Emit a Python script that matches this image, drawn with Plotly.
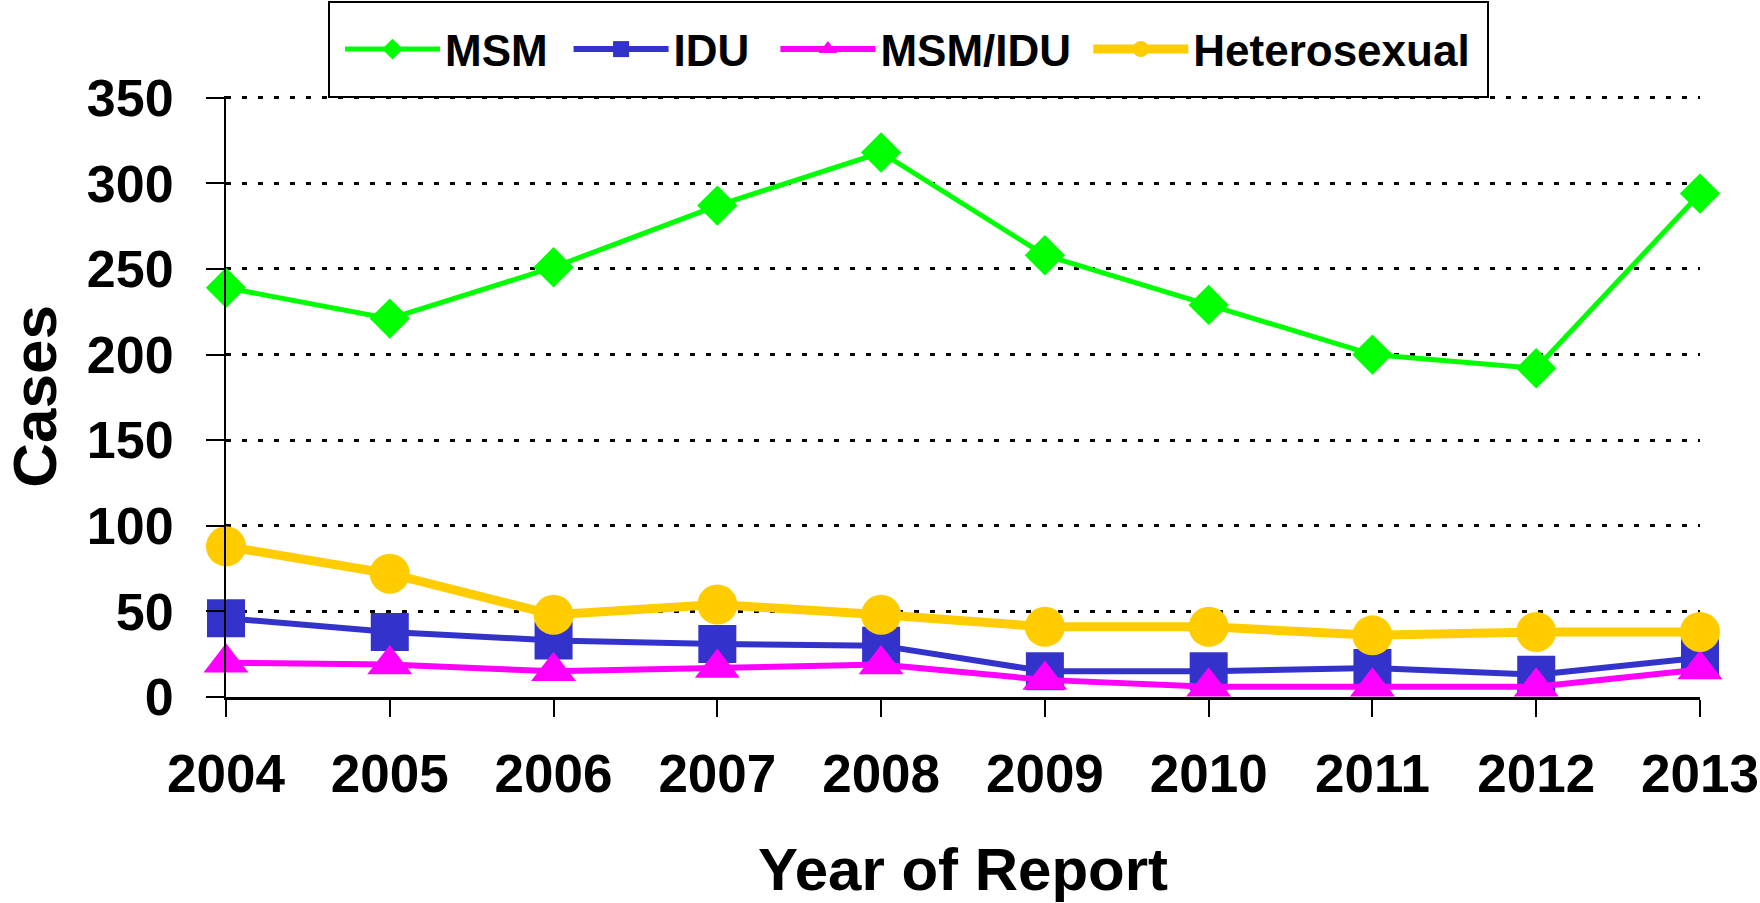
import plotly.graph_objects as go

years = [2004, 2005, 2006, 2007, 2008, 2009, 2010, 2011, 2012, 2013]
year_labels = [str(y) for y in years]
msm = [239, 221, 251, 287, 318, 258, 229, 200, 192, 294]
idu = [46, 38, 33, 31, 30, 15, 15, 17, 13, 23]
msm_idu = [20, 19, 15, 17, 19, 10, 6, 6, 6, 16]
hetero = [88, 72, 48, 54, 48, 41, 41, 36, 38, 38]
y_ticks = [0, 50, 100, 150, 200, 250, 300, 350]

FONT = "Liberation Sans, Arial, sans-serif"

fig = go.Figure()
fig.add_trace(go.Scatter(x=years, y=msm, name="<b>MSM</b>\u00a0\u200a", mode="lines+markers",
                         line=dict(color="#00FF00", width=5),
                         marker=dict(symbol="diamond", size=31, color="#00FF00"),
                         cliponaxis=False))
fig.add_trace(go.Scatter(x=years, y=idu, name="<b>IDU</b>\u00a0\u2009", mode="lines+markers",
                         line=dict(color="#3333CC", width=6),
                         marker=dict(symbol="square", size=38, color="#3333CC"),
                         cliponaxis=False))
fig.add_trace(go.Scatter(x=years, y=msm_idu, name="<b>MSM/IDU</b>\u00a0", mode="lines+markers",
                         line=dict(color="#FF00FF", width=6),
                         marker=dict(symbol="triangle-up", size=39, color="#FF00FF"),
                         cliponaxis=False))
fig.add_trace(go.Scatter(x=years, y=hetero, name="<b>Heterosexual</b>", mode="lines+markers",
                         line=dict(color="#FFCC00", width=9),
                         marker=dict(symbol="circle", size=40, color="#FFCC00"),
                         cliponaxis=False))

L, R, T, B = 226, 60, 96, 206
W, H = 1760, 903
pw, ph = W - L - R, H - T - B

def px_x(p):
    return (p - L) / pw

def px_y(p):
    return (H - B - p) / ph

fig.update_layout(
    width=W, height=H,
    margin=dict(l=L, r=R, t=T, b=B, autoexpand=False),
    plot_bgcolor="white", paper_bgcolor="white",
    font=dict(family=FONT, color="black"),
    showlegend=True,
    legend=dict(orientation="h", x=px_x(340), y=px_y(14), xanchor="left", yanchor="top",
                font=dict(size=44, family=FONT, color="black"),
                bgcolor="rgba(0,0,0,0)", borderwidth=0, itemwidth=95),
    shapes=[dict(type="rect", xref="paper", yref="paper",
                 x0=px_x(329), x1=px_x(1488), y0=px_y(97), y1=px_y(2),
                 line=dict(color="black", width=2), fillcolor="rgba(0,0,0,0)", layer="below")],
    xaxis=dict(range=[2004, 2013], tickvals=years, ticktext=["<b>%s</b>" % t for t in year_labels],
               tickfont=dict(size=53, family=FONT), ticks="outside", ticklen=17, tickwidth=2,
               tickcolor="black", showline=True, linecolor="black", linewidth=3,
               showgrid=False, zeroline=False, ticklabelstandoff=11, automargin=False,
               title=dict(text="<b>Year of Report</b>", font=dict(size=60, family=FONT), standoff=48)),
    yaxis=dict(range=[0, 351], tickvals=y_ticks, ticktext=["<b>%d</b>" % t for t in y_ticks],
               tickfont=dict(size=52, family=FONT), ticks="outside", ticklen=18, tickwidth=2,
               tickcolor="black", showline=True, linecolor="black", linewidth=2,
               showgrid=True, gridcolor="black", gridwidth=3, griddash="5px,11px",
               zeroline=False, ticklabelstandoff=22, automargin=False,
               title=dict(text="<b>Cases</b>", font=dict(size=62, family=FONT), standoff=50)),
)

fig.write_html("out.html", config={"displayModeBar": False},
               post_script="document.body.style.margin='0';document.body.style.padding='0';")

********************

▶ [WHAT IS EXPECTED]
Copy out each line word for word, please, skipping the images.

▶ [THE ANSWER]
Emit a Python script that matches this image, drawn with Plotly.
import plotly.graph_objects as go

years = [2004, 2005, 2006, 2007, 2008, 2009, 2010, 2011, 2012, 2013]
year_labels = [str(y) for y in years]
msm = [239, 221, 251, 287, 318, 258, 229, 200, 192, 294]
idu = [46, 38, 33, 31, 30, 15, 15, 17, 13, 23]
msm_idu = [20, 19, 15, 17, 19, 10, 6, 6, 6, 16]
hetero = [88, 72, 48, 54, 48, 41, 41, 36, 38, 38]
y_ticks = [0, 50, 100, 150, 200, 250, 300, 350]

FONT = "Liberation Sans, Arial, sans-serif"

fig = go.Figure()
fig.add_trace(go.Scatter(x=years, y=msm, name="<b>MSM</b>\u00a0\u200a", mode="lines+markers",
                         line=dict(color="#00FF00", width=5),
                         marker=dict(symbol="diamond", size=31, color="#00FF00"),
                         cliponaxis=False))
fig.add_trace(go.Scatter(x=years, y=idu, name="<b>IDU</b>\u00a0\u2009", mode="lines+markers",
                         line=dict(color="#3333CC", width=6),
                         marker=dict(symbol="square", size=38, color="#3333CC"),
                         cliponaxis=False))
fig.add_trace(go.Scatter(x=years, y=msm_idu, name="<b>MSM/IDU</b>\u00a0", mode="lines+markers",
                         line=dict(color="#FF00FF", width=6),
                         marker=dict(symbol="triangle-up", size=39, color="#FF00FF"),
                         cliponaxis=False))
fig.add_trace(go.Scatter(x=years, y=hetero, name="<b>Heterosexual</b>", mode="lines+markers",
                         line=dict(color="#FFCC00", width=9),
                         marker=dict(symbol="circle", size=40, color="#FFCC00"),
                         cliponaxis=False))

L, R, T, B = 226, 60, 96, 206
W, H = 1760, 903
pw, ph = W - L - R, H - T - B

def px_x(p):
    return (p - L) / pw

def px_y(p):
    return (H - B - p) / ph

fig.update_layout(
    width=W, height=H,
    margin=dict(l=L, r=R, t=T, b=B, autoexpand=False),
    plot_bgcolor="white", paper_bgcolor="white",
    font=dict(family=FONT, color="black"),
    showlegend=True,
    legend=dict(orientation="h", x=px_x(340), y=px_y(14), xanchor="left", yanchor="top",
                font=dict(size=44, family=FONT, color="black"),
                bgcolor="rgba(0,0,0,0)", borderwidth=0, itemwidth=95),
    shapes=[dict(type="rect", xref="paper", yref="paper",
                 x0=px_x(329), x1=px_x(1488), y0=px_y(97), y1=px_y(2),
                 line=dict(color="black", width=2), fillcolor="rgba(0,0,0,0)", layer="below")],
    xaxis=dict(range=[2004, 2013], tickvals=years, ticktext=["<b>%s</b>" % t for t in year_labels],
               tickfont=dict(size=53, family=FONT), ticks="outside", ticklen=17, tickwidth=2,
               tickcolor="black", showline=True, linecolor="black", linewidth=3,
               showgrid=False, zeroline=False, ticklabelstandoff=11, automargin=False,
               title=dict(text="<b>Year of Report</b>", font=dict(size=60, family=FONT), standoff=48)),
    yaxis=dict(range=[0, 351], tickvals=y_ticks, ticktext=["<b>%d</b>" % t for t in y_ticks],
               tickfont=dict(size=52, family=FONT), ticks="outside", ticklen=18, tickwidth=2,
               tickcolor="black", showline=True, linecolor="black", linewidth=2,
               showgrid=True, gridcolor="black", gridwidth=3, griddash="5px,11px",
               zeroline=False, ticklabelstandoff=22, automargin=False,
               title=dict(text="<b>Cases</b>", font=dict(size=62, family=FONT), standoff=50)),
)

fig.write_html("out.html", config={"displayModeBar": False},
               post_script="document.body.style.margin='0';document.body.style.padding='0';")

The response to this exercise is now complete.